[Paper] Context-Aware Decoding for Faithful Vision-Language Generation
Source: arXiv - 2601.05939v1
Overview
Large vision‑language models (LVLMs) have made impressive strides in tasks like image captioning and visual reasoning, but they still suffer from hallucinations—producing text that doesn’t actually match the visual input. This paper uncovers why those errors happen inside the model’s decoder and proposes a training‑free fix that dramatically reduces hallucinations across several benchmark datasets.
Key Contributions
- Mechanistic insight: Using the Logit Lens, the authors reveal a “commitment‑depth gap” where truthful tokens gain confidence earlier in the decoder than hallucinated ones.
- Context Embedding Injection (CEI): A lightweight, plug‑and‑play technique that injects the hidden state of the last visual token (the context embedding) into every decoder layer to keep the generation grounded.
- Training‑free mitigation: CEI works without any additional fine‑tuning, making it easy to drop into existing LVLM pipelines.
- Strong empirical results: Across three LVLMs and three hallucination benchmarks (CHAIR, AMBER, MMHal‑Bench) CEI (and its dynamic variant) achieves the lowest hallucination rates, even with long outputs (up to 512 tokens).
Methodology
- Probing with the Logit Lens – The authors inspect the probability distribution over the next token at each decoder layer. This reveals that “truthful” words start to dominate the distribution much earlier than hallucinated words.
- Designing CEI – The hidden state of the final visual token (the context embedding) is repeatedly added to the decoder’s hidden states at every layer. Think of it as a constant reminder of “what the image actually shows.”
- Dynamic CEI variant – Instead of a fixed injection strength, the dynamic version scales the injection based on how uncertain the model is, further tightening the grounding when the model is likely to drift.
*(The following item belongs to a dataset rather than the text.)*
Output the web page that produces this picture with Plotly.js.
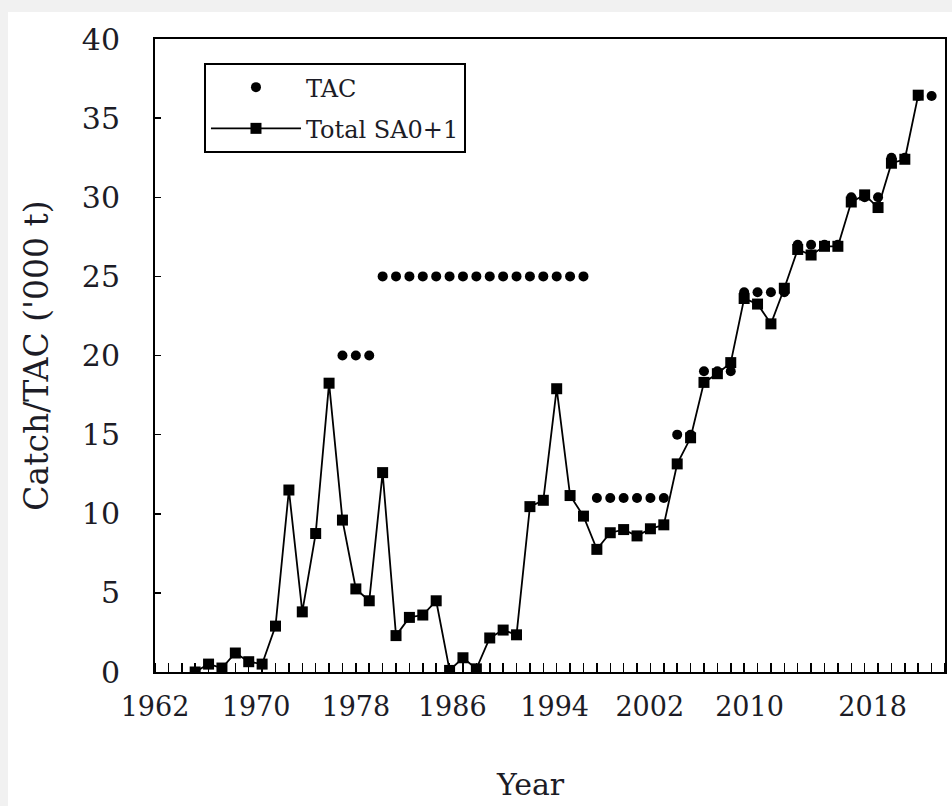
<!DOCTYPE html>
<html>
<head>
<meta charset="utf-8">
<script src="https://cdn.plot.ly/plotly-3.0.1.min.js"></script>
<style>
  html, body { margin: 0; padding: 0; background: #f1f1f1; width: 952px; height: 806px; overflow: hidden; }
  #plot { position: absolute; left: 8px; top: 12px; width: 944px; height: 794px; background: #ffffff; }
</style>
</head>
<body>
<div id="plot"></div>
<script>
// Total SA0+1 catch ('000 t)
const catchYears = [1965,1966,1967,1968,1969,1970,1971,1972,1973,1974,1975,1976,1977,1978,1979,1980,1981,1982,1983,1984,1985,1986,1987,1988,1989,1990,1991,1992,1993,1994,1995,1996,1997,1998,1999,2000,2001,2002,2003,2004,2005,2006,2007,2008,2009,2010,2011,2012,2013,2014,2015,2016,2017,2018,2019];
const catchValues = [0.0,0.5,0.25,1.2,0.65,0.5,2.9,11.5,3.8,8.75,18.25,9.6,5.25,4.5,12.6,2.3,3.45,3.6,4.5,0.1,0.9,0.2,2.15,2.65,2.35,10.45,10.85,17.9,11.15,9.85,7.75,8.8,9.0,8.6,9.05,9.3,13.15,14.8,18.3,18.85,19.55,23.6,23.25,22.0,24.25,26.7,26.35,26.9,26.9,29.7,30.15,29.35,32.15,32.4,36.45];

// TAC ('000 t)
const tacYears = [1976,1977,1978,1979,1980,1981,1982,1983,1984,1985,1986,1987,1988,1989,1990,1991,1992,1993,1994,1995,1996,1997,1998,1999,2000,2001,2002,2003,2004,2005,2006,2007,2008,2009,2010,2011,2012,2013,2014,2015,2016,2017,2018,2019,2020];
const tacValues = [20,20,20,25,25,25,25,25,25,25,25,25,25,25,25,25,25,25,25,11,11,11,11,11,11,15,15,19,19,19,24,24,24,24,27,27,27,27,30,30,30,32.5,32.5,36.4,36.4];

// Axis labels (the year labels sit where the original figure printed them)
const xTickText = ["1962","1970","1978","1986","1994","2002","2010","2018"];
const xTickPos  = [1962,1969.55,1977.0,1984.2,1991.85,1998.95,2006.4,2015.6];
const yTickVals = [0,5,10,15,20,25,30,35,40];

const serif = "DejaVu Serif, Liberation Serif, serif";
const ink = "#1c1c26";

const traces = [
  {
    x: tacYears, y: tacValues, name: "TAC", legendgroup: "a",
    type: "scatter", mode: "markers",
    marker: { symbol: "circle", size: 10, color: "#000000" }
  },
  {
    x: catchYears, y: catchValues, name: "Total SA0+1", legendgroup: "b",
    type: "scatter", mode: "lines+markers",
    line: { color: "#000000", width: 1.8 },
    marker: { symbol: "square", size: 11, color: "#000000" }
  }
];

const layout = {
  width: 944, height: 794,
  paper_bgcolor: "#ffffff", plot_bgcolor: "#ffffff",
  margin: { l: 147, r: 7, t: 27, b: 134 },
  font: { family: serif, color: ink, size: 26 },
  showlegend: true,
  legend: {
    x: 0.062, y: 0.962, xanchor: "left", yanchor: "top",
    bgcolor: "#ffffff", bordercolor: "#000000", borderwidth: 2,
    font: { family: serif, size: 24, color: ink },
    itemwidth: 90, traceorder: "grouped", tracegroupgap: 7
  },
  xaxis: {
    range: [1962, 2021],
    tickmode: "array", tickvals: xTickPos, ticktext: xTickText,
    ticks: "",
    minor: { tickmode: "linear", tick0: 1962, dtick: 1, ticks: "inside", ticklen: 9, tickwidth: 1.5, tickcolor: "#000000", showgrid: false },
    showline: true, linecolor: "#000000", linewidth: 2, mirror: true,
    showgrid: false, zeroline: false,
    ticklabelstandoff: 10,
    tickfont: { family: serif, size: 27, color: ink }
  },
  yaxis: {
    range: [0, 40],
    tickmode: "array", tickvals: yTickVals,
    ticks: "inside", ticklen: 6, tickwidth: 1.5, tickcolor: "#000000",
    showline: true, linecolor: "#000000", linewidth: 2, mirror: true,
    showgrid: false, zeroline: false,
    ticklabelstandoff: 27,
    tickfont: { family: serif, size: 30, color: ink },
    title: { text: "Catch/TAC ('000 t)", font: { family: serif, size: 33, color: ink }, standoff: 23 }
  },
  annotations: [
    { text: "Year", xref: "paper", yref: "paper", x: 0.4747, y: -0.1785,
      xanchor: "center", yanchor: "middle", showarrow: false,
      font: { family: serif, size: 30, color: ink } }
  ]
};

Plotly.newPlot("plot", traces, layout, { staticPlot: true, displayModeBar: false });
</script>
</body>
</html>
- Evaluation – The method is tested on three widely used hallucination benchmarks, measuring both the frequency of hallucinated tokens and overall caption quality. No extra training data or epochs are required.
Results & Findings
| Model / Benchmark | Baseline Hallucination Rate | CEI (static) | CEI (dynamic) |
|---|---|---|---|
| LVLM‑A (CHAIR) | 23.7 % | 15.2 % | 13.1 % |
| LVLM‑B (AMBER) | 19.4 % | 11.8 % | 10.5 % |
| LVLM‑C (MMHal‑Bench) | 27.1 % | 18.3 % | 16.0 % |
- Earlier commitment: Truthful tokens reach high probability in early decoder layers, while hallucinations only surface near the final layers.
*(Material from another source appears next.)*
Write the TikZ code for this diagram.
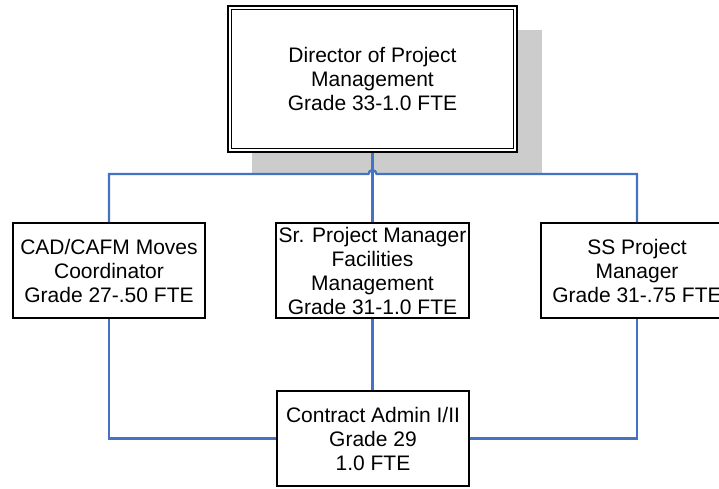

- CEI effectiveness: Injecting the context embedding consistently pushes the model to keep the “correct” visual grounding throughout decoding, cutting hallucination rates by roughly 30‑45 % relative to strong baselines.
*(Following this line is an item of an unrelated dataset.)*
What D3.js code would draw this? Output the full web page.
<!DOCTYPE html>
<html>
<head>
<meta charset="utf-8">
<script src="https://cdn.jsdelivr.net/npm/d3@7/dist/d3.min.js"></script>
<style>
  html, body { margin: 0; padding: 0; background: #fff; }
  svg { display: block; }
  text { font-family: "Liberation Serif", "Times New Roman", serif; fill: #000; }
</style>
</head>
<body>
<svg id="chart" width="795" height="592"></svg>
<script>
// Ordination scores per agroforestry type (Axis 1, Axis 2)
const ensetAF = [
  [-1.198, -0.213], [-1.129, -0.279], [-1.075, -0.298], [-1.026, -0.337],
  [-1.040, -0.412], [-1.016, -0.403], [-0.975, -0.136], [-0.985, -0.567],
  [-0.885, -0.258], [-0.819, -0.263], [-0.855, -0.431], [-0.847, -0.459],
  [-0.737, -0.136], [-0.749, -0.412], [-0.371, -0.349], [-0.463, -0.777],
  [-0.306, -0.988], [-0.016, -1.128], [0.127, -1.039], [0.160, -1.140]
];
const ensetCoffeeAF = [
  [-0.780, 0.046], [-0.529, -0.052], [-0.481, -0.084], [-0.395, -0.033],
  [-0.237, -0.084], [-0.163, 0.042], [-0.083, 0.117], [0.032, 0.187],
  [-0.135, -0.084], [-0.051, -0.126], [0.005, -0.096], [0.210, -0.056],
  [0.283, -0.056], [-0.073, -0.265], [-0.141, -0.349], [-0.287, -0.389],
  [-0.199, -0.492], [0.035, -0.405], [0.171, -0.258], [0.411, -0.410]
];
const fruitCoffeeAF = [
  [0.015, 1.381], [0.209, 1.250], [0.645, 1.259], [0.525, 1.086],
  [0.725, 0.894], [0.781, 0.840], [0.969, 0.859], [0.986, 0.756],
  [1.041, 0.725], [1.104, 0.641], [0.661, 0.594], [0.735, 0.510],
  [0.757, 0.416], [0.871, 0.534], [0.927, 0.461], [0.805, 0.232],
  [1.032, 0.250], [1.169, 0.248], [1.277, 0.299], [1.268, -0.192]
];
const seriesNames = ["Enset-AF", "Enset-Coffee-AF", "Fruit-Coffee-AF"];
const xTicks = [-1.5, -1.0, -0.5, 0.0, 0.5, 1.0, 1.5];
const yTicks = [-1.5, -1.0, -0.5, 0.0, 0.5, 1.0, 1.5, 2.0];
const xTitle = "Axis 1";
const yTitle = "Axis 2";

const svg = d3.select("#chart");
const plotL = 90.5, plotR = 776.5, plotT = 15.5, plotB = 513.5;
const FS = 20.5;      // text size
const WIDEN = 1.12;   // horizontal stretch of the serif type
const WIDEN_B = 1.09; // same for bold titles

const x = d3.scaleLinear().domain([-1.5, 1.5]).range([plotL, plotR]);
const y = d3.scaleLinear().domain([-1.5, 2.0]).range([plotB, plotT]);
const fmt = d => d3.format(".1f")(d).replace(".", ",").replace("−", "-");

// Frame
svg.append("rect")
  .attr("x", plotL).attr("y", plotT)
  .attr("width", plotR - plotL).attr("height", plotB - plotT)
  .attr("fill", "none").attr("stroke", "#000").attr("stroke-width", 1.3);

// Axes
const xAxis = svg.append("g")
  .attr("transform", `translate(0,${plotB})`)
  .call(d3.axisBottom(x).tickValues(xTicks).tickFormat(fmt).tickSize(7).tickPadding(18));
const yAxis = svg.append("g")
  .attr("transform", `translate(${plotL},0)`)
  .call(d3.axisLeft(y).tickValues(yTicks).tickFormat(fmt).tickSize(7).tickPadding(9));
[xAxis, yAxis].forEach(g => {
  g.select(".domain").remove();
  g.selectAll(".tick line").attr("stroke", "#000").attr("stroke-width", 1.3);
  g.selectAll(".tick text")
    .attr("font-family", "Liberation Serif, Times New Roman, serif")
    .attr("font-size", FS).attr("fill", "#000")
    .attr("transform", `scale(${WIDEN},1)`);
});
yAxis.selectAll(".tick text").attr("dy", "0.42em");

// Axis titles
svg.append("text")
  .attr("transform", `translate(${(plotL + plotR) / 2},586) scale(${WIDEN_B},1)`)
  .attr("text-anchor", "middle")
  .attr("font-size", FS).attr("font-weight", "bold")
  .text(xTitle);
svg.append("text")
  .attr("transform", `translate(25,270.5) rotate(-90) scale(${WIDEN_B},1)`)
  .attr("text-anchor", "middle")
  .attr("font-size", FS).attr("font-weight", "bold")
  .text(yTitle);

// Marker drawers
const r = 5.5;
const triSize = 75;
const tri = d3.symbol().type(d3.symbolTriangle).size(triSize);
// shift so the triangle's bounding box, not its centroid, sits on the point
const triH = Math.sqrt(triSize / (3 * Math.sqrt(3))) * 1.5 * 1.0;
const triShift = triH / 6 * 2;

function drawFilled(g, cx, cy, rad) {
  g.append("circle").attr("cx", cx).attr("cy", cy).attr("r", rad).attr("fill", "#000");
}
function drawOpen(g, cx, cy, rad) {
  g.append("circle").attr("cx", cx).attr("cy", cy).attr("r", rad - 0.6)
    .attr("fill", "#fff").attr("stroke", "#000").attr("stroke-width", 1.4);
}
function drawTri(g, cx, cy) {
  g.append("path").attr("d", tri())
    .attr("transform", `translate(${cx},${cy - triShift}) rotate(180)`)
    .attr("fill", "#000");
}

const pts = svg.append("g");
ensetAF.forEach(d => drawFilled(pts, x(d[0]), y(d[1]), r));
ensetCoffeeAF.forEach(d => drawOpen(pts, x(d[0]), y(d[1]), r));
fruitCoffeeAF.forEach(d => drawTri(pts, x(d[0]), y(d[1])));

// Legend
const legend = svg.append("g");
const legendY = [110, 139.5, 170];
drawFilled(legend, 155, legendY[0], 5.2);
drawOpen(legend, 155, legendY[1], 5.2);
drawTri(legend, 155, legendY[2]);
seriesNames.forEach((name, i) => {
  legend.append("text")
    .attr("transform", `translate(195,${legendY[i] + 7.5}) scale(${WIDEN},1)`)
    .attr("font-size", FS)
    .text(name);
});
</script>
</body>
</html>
- Minimal impact on fluency: BLEU/ROUGE scores remain on par with baselines, indicating that grounding does not sacrifice natural language quality.
Practical Implications
- Plug‑and‑play for production: Since CEI requires no extra training, developers can integrate it into existing LVLM services (e.g., captioning APIs, visual assistants) with a single code change.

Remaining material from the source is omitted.